Earlier this week, the state Department of Banking and Insurance declared Health Republic Insurance insolvent, forcing the 35,000 policyholders to search for a new plan when the marketplace enrollment period begins in November. That choice is made tougher by the fact that Oscar Insurance Corp., which covers more than 24,000, announced in August it would also stop selling policies in New Jersey next year. Oxford Health Plans, which insures fewer than 12,000 people, made the same decision in May.
As of now, two private companies will remain active on the marketplace in 2017: Horizon Blue Cross Blue Shield, which now covers more than 149,000 people through these plans, and AmeriHealth Inc., which insures some 56,000 this way. (Both providers also cover customers who do not purchase plans through the marketplace.)

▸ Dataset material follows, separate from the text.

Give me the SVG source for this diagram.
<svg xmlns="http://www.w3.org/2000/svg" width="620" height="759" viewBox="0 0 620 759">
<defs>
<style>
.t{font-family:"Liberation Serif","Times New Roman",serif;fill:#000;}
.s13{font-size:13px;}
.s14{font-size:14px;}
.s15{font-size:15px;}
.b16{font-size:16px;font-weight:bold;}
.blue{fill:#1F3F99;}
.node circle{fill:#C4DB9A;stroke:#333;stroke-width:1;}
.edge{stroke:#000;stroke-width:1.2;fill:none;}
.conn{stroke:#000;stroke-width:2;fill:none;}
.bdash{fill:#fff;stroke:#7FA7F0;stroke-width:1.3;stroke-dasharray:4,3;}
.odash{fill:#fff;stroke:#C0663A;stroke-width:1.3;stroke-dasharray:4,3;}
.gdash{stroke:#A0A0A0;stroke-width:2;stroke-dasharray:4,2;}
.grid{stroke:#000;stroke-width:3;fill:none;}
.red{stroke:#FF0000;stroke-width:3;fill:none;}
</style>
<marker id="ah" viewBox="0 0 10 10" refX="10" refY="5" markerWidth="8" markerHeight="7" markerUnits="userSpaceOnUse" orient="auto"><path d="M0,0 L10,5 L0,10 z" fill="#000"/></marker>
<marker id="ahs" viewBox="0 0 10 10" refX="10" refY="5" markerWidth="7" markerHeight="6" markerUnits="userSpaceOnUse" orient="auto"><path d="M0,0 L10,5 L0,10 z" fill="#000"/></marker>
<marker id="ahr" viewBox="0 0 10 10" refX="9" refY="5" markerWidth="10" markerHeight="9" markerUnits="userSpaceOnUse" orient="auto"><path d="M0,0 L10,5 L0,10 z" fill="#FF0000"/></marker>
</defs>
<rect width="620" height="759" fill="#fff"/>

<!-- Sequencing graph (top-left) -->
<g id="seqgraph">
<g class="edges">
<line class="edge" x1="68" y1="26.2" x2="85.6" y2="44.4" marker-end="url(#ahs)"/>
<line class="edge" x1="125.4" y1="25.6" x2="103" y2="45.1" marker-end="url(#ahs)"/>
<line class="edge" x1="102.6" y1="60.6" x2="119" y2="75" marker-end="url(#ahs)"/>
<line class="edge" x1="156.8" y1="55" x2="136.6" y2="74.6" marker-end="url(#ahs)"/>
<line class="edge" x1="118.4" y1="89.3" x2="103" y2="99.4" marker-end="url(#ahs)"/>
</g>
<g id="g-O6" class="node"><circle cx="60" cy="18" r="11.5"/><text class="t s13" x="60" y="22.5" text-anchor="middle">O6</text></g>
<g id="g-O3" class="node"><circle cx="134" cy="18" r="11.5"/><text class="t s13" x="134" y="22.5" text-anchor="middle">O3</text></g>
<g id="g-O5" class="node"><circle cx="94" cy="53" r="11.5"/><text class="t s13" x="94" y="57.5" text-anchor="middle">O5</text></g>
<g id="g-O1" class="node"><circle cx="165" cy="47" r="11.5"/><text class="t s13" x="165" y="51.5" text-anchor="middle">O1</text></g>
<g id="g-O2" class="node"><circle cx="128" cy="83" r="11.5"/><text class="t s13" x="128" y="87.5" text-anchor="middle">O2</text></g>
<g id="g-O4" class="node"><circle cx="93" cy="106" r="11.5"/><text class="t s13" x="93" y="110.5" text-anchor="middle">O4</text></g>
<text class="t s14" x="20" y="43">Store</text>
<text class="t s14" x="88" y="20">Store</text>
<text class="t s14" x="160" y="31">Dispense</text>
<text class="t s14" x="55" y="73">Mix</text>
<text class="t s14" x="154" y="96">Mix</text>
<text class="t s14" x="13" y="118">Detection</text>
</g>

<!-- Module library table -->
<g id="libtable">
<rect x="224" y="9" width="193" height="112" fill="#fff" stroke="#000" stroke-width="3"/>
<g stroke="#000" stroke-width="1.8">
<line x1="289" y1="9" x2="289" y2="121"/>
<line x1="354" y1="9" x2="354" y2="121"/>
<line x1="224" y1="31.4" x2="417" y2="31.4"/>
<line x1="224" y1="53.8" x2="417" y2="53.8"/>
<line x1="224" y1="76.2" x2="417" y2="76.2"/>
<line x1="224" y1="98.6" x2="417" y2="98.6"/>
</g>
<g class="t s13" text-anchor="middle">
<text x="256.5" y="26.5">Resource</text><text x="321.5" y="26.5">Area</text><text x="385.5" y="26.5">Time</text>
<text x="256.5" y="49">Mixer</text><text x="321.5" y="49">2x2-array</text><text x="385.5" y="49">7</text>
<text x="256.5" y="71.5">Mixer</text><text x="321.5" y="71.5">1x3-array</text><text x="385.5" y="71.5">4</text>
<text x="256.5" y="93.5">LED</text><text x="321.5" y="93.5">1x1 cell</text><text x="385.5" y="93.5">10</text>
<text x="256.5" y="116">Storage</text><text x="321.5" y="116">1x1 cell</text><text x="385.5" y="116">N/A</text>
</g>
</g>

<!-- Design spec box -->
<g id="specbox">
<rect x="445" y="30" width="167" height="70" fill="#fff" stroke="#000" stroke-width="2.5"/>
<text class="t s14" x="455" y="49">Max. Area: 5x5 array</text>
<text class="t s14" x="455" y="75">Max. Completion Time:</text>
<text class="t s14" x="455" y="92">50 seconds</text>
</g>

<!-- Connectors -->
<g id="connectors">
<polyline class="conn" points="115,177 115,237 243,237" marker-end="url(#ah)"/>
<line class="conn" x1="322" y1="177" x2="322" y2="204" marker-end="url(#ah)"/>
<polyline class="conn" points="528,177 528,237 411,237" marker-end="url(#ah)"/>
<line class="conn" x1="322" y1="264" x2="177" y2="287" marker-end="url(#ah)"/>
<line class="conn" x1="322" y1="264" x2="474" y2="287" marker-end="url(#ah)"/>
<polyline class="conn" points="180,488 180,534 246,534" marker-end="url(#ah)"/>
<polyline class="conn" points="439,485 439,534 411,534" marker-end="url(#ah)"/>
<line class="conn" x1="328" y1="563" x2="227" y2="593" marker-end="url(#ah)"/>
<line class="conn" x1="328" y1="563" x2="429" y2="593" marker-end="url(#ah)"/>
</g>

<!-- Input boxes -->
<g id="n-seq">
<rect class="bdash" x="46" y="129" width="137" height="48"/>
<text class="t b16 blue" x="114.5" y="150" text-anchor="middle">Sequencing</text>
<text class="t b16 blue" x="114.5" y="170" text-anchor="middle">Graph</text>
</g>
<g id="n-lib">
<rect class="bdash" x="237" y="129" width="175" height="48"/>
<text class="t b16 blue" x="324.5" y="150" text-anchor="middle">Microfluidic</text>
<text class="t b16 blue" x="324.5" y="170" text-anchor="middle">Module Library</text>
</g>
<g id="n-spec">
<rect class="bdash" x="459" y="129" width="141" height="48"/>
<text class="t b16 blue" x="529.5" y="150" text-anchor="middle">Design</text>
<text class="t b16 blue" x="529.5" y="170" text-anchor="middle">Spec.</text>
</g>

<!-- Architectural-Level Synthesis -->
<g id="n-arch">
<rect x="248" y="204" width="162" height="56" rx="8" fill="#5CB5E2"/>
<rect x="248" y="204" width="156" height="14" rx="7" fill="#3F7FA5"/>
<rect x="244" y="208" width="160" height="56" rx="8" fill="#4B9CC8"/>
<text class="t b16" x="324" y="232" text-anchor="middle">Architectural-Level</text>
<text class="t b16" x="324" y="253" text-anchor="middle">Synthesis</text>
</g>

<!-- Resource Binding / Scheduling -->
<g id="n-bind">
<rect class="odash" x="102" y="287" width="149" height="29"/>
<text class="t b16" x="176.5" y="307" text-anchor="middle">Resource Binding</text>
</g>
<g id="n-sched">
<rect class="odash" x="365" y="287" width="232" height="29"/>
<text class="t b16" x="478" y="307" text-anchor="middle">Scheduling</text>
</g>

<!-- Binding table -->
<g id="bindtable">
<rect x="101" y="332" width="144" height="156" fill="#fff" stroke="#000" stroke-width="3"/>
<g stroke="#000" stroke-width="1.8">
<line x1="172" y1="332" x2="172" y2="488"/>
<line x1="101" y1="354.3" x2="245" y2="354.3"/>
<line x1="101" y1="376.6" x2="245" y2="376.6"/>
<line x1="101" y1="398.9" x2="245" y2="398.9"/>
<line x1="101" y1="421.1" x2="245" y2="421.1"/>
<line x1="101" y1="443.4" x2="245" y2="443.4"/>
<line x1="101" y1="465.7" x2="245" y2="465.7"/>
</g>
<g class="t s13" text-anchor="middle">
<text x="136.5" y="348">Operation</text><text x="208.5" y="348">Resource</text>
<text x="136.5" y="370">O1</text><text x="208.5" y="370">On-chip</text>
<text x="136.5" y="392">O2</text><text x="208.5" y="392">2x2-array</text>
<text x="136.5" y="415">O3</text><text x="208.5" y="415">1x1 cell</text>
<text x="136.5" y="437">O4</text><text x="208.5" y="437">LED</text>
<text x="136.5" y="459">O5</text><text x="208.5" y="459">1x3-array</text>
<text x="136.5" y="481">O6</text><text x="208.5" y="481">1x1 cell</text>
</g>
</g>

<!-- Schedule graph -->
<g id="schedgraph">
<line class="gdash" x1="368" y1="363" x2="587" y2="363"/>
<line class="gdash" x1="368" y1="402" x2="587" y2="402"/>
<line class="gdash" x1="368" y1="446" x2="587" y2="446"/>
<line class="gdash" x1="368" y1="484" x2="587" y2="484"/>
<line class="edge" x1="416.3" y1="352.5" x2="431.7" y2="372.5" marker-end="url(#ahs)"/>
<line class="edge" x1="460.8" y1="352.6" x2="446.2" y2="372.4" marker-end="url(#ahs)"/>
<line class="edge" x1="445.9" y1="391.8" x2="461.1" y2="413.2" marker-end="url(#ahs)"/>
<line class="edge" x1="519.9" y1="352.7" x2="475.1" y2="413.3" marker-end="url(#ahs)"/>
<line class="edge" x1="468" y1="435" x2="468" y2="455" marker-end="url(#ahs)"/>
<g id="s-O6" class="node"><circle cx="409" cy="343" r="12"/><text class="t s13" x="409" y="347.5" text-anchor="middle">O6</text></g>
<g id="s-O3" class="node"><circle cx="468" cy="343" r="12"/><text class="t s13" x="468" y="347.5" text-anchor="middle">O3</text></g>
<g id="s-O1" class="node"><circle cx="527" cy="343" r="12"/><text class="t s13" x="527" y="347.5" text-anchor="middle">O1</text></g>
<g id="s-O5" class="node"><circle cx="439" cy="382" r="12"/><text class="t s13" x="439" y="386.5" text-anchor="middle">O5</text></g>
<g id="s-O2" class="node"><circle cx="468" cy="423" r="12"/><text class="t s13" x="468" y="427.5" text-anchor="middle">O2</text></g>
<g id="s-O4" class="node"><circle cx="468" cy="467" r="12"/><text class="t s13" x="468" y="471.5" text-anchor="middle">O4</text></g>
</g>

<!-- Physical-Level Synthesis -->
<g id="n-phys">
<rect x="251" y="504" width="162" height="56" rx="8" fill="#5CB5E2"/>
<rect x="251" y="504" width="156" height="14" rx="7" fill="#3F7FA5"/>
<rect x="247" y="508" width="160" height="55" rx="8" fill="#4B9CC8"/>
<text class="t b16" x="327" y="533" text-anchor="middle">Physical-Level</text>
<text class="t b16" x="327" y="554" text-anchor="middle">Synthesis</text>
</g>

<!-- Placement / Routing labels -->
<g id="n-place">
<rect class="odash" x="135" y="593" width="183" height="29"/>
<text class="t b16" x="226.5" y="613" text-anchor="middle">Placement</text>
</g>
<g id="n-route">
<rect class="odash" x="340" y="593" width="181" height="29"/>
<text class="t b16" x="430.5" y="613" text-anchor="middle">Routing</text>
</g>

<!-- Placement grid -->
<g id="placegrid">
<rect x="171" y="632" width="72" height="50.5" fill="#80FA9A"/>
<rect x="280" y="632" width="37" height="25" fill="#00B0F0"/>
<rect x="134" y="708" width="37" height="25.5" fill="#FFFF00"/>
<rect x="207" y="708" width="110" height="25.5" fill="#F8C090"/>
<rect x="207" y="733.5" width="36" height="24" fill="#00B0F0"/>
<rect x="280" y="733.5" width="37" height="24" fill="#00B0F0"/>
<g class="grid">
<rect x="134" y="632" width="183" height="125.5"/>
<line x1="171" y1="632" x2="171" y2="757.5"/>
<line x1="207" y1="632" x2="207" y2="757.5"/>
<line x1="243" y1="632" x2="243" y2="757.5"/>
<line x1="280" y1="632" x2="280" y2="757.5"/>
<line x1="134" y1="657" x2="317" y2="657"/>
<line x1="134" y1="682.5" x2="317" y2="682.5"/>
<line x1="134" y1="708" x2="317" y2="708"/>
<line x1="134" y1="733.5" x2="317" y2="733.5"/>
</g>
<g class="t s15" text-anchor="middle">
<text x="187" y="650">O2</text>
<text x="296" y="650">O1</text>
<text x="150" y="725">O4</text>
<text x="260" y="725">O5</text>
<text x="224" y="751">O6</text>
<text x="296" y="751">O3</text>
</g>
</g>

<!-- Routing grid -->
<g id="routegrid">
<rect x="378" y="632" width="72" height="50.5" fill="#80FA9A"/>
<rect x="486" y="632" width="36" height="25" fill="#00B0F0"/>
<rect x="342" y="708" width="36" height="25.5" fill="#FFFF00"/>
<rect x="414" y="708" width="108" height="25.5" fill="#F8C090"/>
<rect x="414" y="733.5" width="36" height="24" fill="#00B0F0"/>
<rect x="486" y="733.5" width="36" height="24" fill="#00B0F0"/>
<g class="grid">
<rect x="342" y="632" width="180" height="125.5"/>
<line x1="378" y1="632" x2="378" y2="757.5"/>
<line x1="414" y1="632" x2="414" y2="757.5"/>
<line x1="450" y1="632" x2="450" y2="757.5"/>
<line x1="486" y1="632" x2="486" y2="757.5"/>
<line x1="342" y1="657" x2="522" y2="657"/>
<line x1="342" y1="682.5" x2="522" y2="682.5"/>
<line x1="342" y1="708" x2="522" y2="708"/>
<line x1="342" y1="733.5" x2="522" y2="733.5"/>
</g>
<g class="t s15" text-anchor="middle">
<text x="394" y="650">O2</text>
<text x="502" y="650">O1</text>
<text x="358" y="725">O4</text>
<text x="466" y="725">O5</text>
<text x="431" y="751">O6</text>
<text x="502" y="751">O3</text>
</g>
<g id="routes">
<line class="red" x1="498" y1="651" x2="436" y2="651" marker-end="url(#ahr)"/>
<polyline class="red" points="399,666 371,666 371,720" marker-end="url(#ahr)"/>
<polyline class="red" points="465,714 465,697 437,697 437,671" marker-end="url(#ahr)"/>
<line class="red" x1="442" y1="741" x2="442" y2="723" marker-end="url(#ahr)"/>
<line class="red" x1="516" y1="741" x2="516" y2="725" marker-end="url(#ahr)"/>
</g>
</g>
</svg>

Given the success of Medicaid and its expansion — and ongoing problems with the marketplace — advocates for the public option said greater government involvement is needed to protect healthcare consumers.

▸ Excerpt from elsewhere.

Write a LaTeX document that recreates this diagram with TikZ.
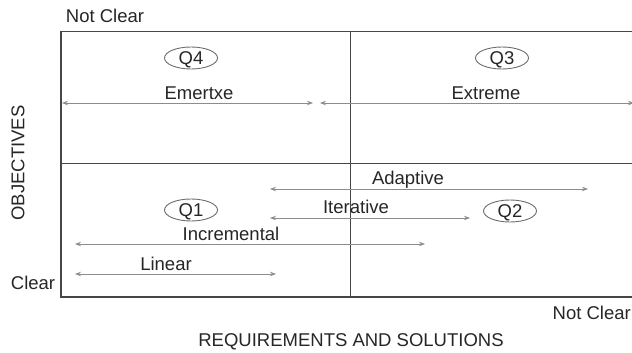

“If our current public health insurance programs (Medicare/Medicaid) are any indicator, a public plan that brings lower administrative costs, no expectation of profit and the increased bargaining power of a government agency would be a good, cost effective alternative for consumers and bring greater stability to the Marketplace,” noted Maura Collingsgru, healthcare program director for New Jersey Citizen Action.
“While the public option isn’t a panacea for all that needs to be remedied, recent pullouts of insurers across the country demonstrate that a system built solely on private insurers in not the perfect solution either,” she adds.

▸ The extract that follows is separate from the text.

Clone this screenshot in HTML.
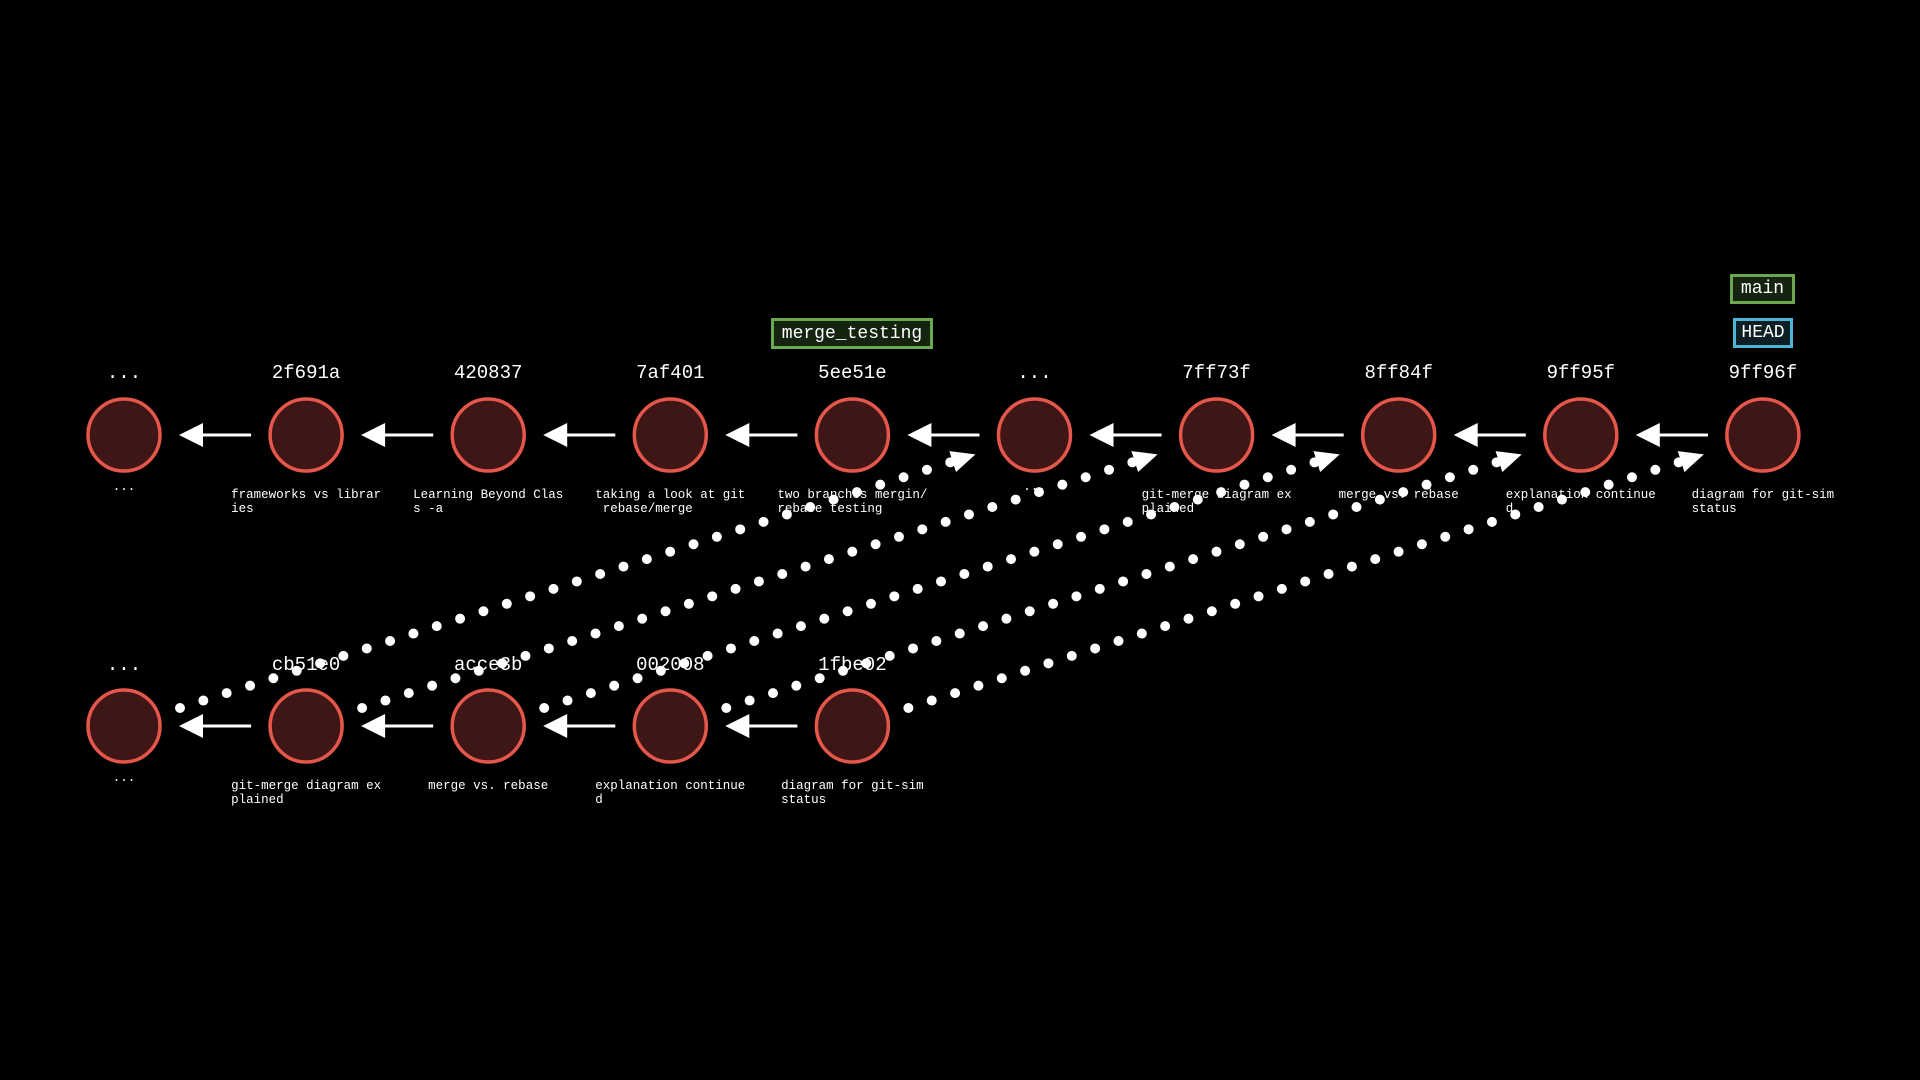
<!DOCTYPE html>
<html><head><meta charset="utf-8"><style>
html,body{margin:0;padding:0;background:#000;}
#c{position:relative;width:1920px;height:1080px;overflow:hidden;background:#000;font-family:"Liberation Mono",monospace;color:#fff;}
.h{position:absolute;transform:translate(-50%,-50%);font-size:19px;white-space:pre;}
.m{position:absolute;transform:translateX(-50%);font-size:12.5px;line-height:14px;white-space:pre;text-align:left;}
.b{position:absolute;font-size:18px;display:flex;align-items:center;justify-content:center;box-sizing:border-box;font-family:"Liberation Mono",monospace;}
</style></head><body><div id="c">
<svg width="1920" height="1080" style="position:absolute;left:0;top:0">
<defs>
<marker id="ah" markerWidth="24" markerHeight="22" refX="2" refY="11" orient="auto" markerUnits="userSpaceOnUse">
<path d="M0,0 L24,11 L0,22 Z" fill="#fff"/>
</marker>
</defs>
<g id="g"></g>
</svg>
<div id="t"></div>
<div class="b" style="left:771px;top:318px;width:162px;height:31px;border:3px solid #6aa84f;background:#15240f;">merge_testing</div>
<div class="b" style="left:1730px;top:274px;width:65px;height:30px;border:3px solid #6aa84f;background:#15240f;">main</div>
<div class="b" style="left:1733px;top:318px;width:60px;height:30px;border:3px solid #4fb5d6;background:#0d1e24;">HEAD</div>
</div>
<script>
var g=document.getElementById('g'),t=document.getElementById('t'),s='';
var X=i=>124+182.1*i, YT=435, YB=726;
for(var i=0;i<5;i++){
 var x1=X(i)+56,y1=708,x2=X(i+5)-80,y2=461;
 s+='<line x1="'+x1+'" y1="'+y1+'" x2="'+x2+'" y2="'+y2+'" stroke="#fff" stroke-width="10" stroke-linecap="round" stroke-dasharray="0 24.5" marker-end="url(#ah)"/>';
}
function row(y,n){
 for(var i=0;i<n;i++){
  if(i>0){var tip=X(i-1)+55,end=X(i)-55;
   s+='<line x1="'+(tip+20)+'" y1="'+y+'" x2="'+end+'" y2="'+y+'" stroke="#fff" stroke-width="3"/>';
   s+='<path d="M'+tip+','+y+' L'+(tip+24)+','+(y-12)+' L'+(tip+24)+','+(y+12)+' Z" fill="#fff"/>';}
  s+='<circle cx="'+X(i)+'" cy="'+y+'" r="36" fill="#3e1616" stroke="#e5564b" stroke-width="3.5"/>';
 }
}
row(YT,10);row(YB,5);
g.innerHTML=s;
var th=['...','2f691a','420837','7af401','5ee51e','...','7ff73f','8ff84f','9ff95f','9ff96f'];
var tm=['...','frameworks vs librar\nies','Learning Beyond Clas\ns -a','taking a look at git\n rebase/merge','two branches mergin/\nrebase testing','...','git-merge diagram ex\nplained','merge vs. rebase','explanation continue\nd','diagram for git-sim\nstatus'];
var bh=['...','cb51e0','acce3b','002008','1fbe02'];
var bm=['...','git-merge diagram ex\nplained','merge vs. rebase','explanation continue\nd','diagram for git-sim\nstatus'];
var h='';
th.forEach((v,i)=>{h+='<div class="h" style="left:'+X(i)+'px;top:373px">'+v+'</div>';});
tm.forEach((v,i)=>{h+='<div class="m" style="left:'+X(i)+'px;top:'+(v=='...'?480:488)+'px">'+v+'</div>';});
bh.forEach((v,i)=>{h+='<div class="h" style="left:'+X(i)+'px;top:665px">'+v+'</div>';});
bm.forEach((v,i)=>{h+='<div class="m" style="left:'+X(i)+'px;top:'+(v=='...'?771:779)+'px">'+v+'</div>';});
t.innerHTML=h;
</script>
</body></html>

According to the civil action the state filed with Mercer County Superior court, Health Republic — launched in 2014 with more than $100 million in public capital — had lost nearly $59,000 so far this year and further business would be “hazardous fiscally to its policy holders, creditors and the public.” In the filing, the state seeks permission to oversee the company’s business as it winds down operations and helps customers find new coverage for 2017.
In addition to creating competition, a public option could save significant taxpayer dollars, supporters said. According to a Congressional Budget Office analysis, a public option could cut government healthcare costs by $158 billion over 10 years and would extend coverage to most of the 29 million Americans who remain uninsured.